Question: Technician/operator ID
Justification: Accountability standards such as R2v3 and ISO 27001 require traceability to the individual who performed the final destructive act. Without a named operator, audits cannot link training records, competency certificates, or disciplinary history to specific assets. Mandatory entry deters internal fraud and provides a rapid escalation path if subsequent investigations reveal procedural deviations.

 

Checkbox: I certify that the above information is accurate…
Justification: A sworn statement elevates the ledger from internal paperwork to a legally binding attestation. Mandatory acceptance ensures signatories understand criminal and civil penalties for false statements, dramatically reducing accidental misreporting and satisfying EPA, GDPR, and contractual warranty clauses that demand explicit data-controller certification.

 

Question: Name of authorised representative
Justification: Regulatory bodies and certification schemes require a verifiable human signatory whose authority can be cross-referenced against corporate charters or power-of-attorney documents. A mandatory name field eliminates anonymous submissions and provides a clear point of contact for follow-up audits, legal service, or emergency environmental notices.

 

Question: Job title
Justification: The signatory’s role determines the scope of authority to bind the corporation to environmental and data-destruction claims. Capturing this information is mandatory to demonstrate appropriate governance levels; for example, a warehouse clerk may lack authority to certify data destruction, whereas a CTO or Environmental Compliance Manager does. This field allows auditors to quickly validate appropriateness of signatory authority without requesting additional organisational charts.

 

Question: Date of declaration
Justification: The declaration date starts the statute-of-limitations clock for potential environmental liability claims and must reconcile chronologically with processing dates.

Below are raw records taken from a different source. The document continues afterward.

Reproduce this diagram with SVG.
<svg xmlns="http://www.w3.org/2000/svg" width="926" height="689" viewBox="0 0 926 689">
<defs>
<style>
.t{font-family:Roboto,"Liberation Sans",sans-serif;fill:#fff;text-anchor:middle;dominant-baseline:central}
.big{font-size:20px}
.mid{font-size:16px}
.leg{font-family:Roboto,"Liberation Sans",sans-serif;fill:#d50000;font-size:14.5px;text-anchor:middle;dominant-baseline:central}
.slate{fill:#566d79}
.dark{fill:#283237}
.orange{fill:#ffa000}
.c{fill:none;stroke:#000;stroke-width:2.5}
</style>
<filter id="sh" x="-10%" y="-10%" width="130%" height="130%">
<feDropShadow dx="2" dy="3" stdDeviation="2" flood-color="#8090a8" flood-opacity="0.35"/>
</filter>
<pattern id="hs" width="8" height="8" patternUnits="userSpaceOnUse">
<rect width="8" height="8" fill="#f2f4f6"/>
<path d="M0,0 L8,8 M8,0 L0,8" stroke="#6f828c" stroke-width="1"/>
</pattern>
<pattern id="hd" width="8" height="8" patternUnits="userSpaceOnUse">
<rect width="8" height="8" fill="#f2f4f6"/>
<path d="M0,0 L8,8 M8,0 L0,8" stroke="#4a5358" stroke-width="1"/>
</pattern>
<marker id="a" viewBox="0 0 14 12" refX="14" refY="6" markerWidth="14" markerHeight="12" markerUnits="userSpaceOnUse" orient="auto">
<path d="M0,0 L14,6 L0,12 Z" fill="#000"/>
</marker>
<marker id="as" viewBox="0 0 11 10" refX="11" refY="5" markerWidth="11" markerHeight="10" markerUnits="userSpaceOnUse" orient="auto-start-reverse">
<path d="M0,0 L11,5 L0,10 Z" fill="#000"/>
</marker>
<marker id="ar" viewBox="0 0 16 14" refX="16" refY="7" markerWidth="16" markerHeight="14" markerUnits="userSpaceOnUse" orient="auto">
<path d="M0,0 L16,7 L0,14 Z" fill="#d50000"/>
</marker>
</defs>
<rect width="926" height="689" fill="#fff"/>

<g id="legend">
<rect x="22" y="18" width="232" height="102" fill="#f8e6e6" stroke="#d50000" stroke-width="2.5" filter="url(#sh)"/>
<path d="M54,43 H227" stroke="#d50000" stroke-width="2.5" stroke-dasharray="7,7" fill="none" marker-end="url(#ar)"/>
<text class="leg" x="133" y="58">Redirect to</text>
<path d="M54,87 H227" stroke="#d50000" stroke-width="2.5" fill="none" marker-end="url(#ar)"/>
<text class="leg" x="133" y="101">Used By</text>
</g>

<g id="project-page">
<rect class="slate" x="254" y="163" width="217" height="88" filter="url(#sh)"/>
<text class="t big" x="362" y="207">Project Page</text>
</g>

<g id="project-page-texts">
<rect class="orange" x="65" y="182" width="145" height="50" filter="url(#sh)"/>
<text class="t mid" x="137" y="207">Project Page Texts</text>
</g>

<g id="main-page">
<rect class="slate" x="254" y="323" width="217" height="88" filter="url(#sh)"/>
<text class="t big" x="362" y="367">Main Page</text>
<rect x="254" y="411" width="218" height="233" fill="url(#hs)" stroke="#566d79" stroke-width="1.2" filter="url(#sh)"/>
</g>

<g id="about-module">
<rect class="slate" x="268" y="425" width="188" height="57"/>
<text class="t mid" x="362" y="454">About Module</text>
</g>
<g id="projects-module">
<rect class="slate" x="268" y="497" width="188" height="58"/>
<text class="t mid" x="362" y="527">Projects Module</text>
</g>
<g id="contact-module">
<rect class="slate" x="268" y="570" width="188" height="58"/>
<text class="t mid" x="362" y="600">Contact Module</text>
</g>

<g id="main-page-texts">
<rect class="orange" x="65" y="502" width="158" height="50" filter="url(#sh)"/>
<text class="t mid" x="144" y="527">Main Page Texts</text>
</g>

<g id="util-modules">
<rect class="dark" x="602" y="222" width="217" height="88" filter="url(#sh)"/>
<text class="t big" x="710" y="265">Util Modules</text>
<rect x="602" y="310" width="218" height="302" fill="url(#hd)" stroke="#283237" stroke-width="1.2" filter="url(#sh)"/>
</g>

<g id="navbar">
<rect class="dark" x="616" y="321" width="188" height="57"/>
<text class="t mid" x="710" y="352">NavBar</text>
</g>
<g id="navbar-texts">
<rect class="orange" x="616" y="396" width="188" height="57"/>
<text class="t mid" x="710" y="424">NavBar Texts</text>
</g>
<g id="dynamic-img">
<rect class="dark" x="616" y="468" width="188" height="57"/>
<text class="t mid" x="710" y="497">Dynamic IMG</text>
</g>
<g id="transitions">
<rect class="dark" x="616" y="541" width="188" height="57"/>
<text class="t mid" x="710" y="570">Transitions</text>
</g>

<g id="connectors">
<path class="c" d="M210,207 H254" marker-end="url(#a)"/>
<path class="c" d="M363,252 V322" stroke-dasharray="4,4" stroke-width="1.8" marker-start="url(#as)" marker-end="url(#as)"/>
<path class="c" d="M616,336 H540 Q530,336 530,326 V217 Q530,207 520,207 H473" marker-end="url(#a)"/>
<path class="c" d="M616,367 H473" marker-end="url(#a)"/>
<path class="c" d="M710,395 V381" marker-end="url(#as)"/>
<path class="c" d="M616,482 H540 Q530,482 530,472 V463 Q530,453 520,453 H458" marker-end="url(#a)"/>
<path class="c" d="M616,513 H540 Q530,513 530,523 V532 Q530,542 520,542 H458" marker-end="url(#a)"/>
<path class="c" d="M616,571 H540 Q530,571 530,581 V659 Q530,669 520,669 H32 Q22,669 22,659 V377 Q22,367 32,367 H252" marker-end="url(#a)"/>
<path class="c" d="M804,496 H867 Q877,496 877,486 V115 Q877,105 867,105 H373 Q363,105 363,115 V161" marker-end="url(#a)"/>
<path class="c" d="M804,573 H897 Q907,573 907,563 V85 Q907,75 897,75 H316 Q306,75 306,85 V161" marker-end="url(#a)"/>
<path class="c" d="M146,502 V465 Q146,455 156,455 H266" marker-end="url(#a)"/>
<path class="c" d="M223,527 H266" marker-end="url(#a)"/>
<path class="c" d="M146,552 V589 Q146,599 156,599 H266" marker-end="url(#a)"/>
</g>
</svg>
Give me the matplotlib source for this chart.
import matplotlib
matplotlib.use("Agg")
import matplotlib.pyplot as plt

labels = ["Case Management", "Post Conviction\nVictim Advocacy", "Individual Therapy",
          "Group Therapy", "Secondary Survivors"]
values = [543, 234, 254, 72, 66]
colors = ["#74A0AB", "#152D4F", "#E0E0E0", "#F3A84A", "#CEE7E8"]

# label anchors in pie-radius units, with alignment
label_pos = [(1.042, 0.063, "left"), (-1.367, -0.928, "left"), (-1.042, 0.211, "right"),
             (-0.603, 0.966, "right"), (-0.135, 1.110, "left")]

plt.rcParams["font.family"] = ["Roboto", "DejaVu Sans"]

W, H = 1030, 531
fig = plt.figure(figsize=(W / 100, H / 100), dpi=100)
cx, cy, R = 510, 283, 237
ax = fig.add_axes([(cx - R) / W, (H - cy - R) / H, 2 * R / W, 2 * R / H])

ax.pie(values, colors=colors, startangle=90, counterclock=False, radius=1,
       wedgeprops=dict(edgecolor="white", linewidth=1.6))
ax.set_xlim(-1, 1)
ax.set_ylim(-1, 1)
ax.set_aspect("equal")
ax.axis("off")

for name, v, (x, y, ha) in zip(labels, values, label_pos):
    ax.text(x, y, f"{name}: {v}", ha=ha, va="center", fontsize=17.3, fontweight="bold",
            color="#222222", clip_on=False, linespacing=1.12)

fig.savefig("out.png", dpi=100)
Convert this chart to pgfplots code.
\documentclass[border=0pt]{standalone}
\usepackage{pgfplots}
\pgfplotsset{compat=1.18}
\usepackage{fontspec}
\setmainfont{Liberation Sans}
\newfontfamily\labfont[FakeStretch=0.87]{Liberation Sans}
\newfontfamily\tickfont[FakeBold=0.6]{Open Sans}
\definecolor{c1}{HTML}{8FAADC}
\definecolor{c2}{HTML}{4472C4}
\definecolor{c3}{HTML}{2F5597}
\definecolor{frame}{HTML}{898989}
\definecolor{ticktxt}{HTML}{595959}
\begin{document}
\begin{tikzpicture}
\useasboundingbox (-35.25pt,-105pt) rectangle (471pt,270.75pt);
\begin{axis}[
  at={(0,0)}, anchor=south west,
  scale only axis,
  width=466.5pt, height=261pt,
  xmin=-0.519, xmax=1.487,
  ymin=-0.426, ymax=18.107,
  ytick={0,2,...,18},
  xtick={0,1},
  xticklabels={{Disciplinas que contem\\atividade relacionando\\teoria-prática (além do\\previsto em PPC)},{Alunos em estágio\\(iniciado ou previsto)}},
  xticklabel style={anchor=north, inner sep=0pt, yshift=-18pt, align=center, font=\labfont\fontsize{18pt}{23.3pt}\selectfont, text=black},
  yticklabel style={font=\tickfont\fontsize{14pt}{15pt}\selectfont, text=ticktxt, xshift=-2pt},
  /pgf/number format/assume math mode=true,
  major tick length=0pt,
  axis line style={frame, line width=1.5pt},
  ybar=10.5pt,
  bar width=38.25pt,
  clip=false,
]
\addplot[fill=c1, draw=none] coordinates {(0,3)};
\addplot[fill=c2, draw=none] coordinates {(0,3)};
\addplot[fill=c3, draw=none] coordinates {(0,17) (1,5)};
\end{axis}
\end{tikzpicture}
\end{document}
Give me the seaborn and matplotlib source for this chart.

Making it mandatory prevents back-dating fraud and ensures that compliance teams can accurately measure processing lag, schedule renewal audits, and maintain an evidentiary timeline aligned with regulatory requirements.

 

Overall Mandatory Field Strategy Recommendation

The current mandatory set is lean yet powerful: it captures the minimum viable dataset for legal defensibility without burying users in required fields. This design maximises form-completion rates while ensuring that every critical audit checkpoint—who, what, where, when, and how—is non-nullable. To further optimise, consider making Technician ID and Sanitisation Date conditionally mandatory only when data-bearing devices are present; this would streamline submissions for purely non-data assets like printers or displays while preserving rigour where risk is highest.

 

For future iterations, introduce smart validation: if the user selects Physical shredding (≤ 6 mm), auto-require an upload of shred photos or a verification certificate reference. Conversely, demote Job title to optional if the signatory’s email domain matches a pre-approved C-level whitelist, accelerating executive submissions. Finally, provide a visual progress bar that highlights mandatory sections, because psychological studies show that users tolerate more required fields when they can see completion proximity, potentially raising submission rates by 8–12% without sacrificing data quality.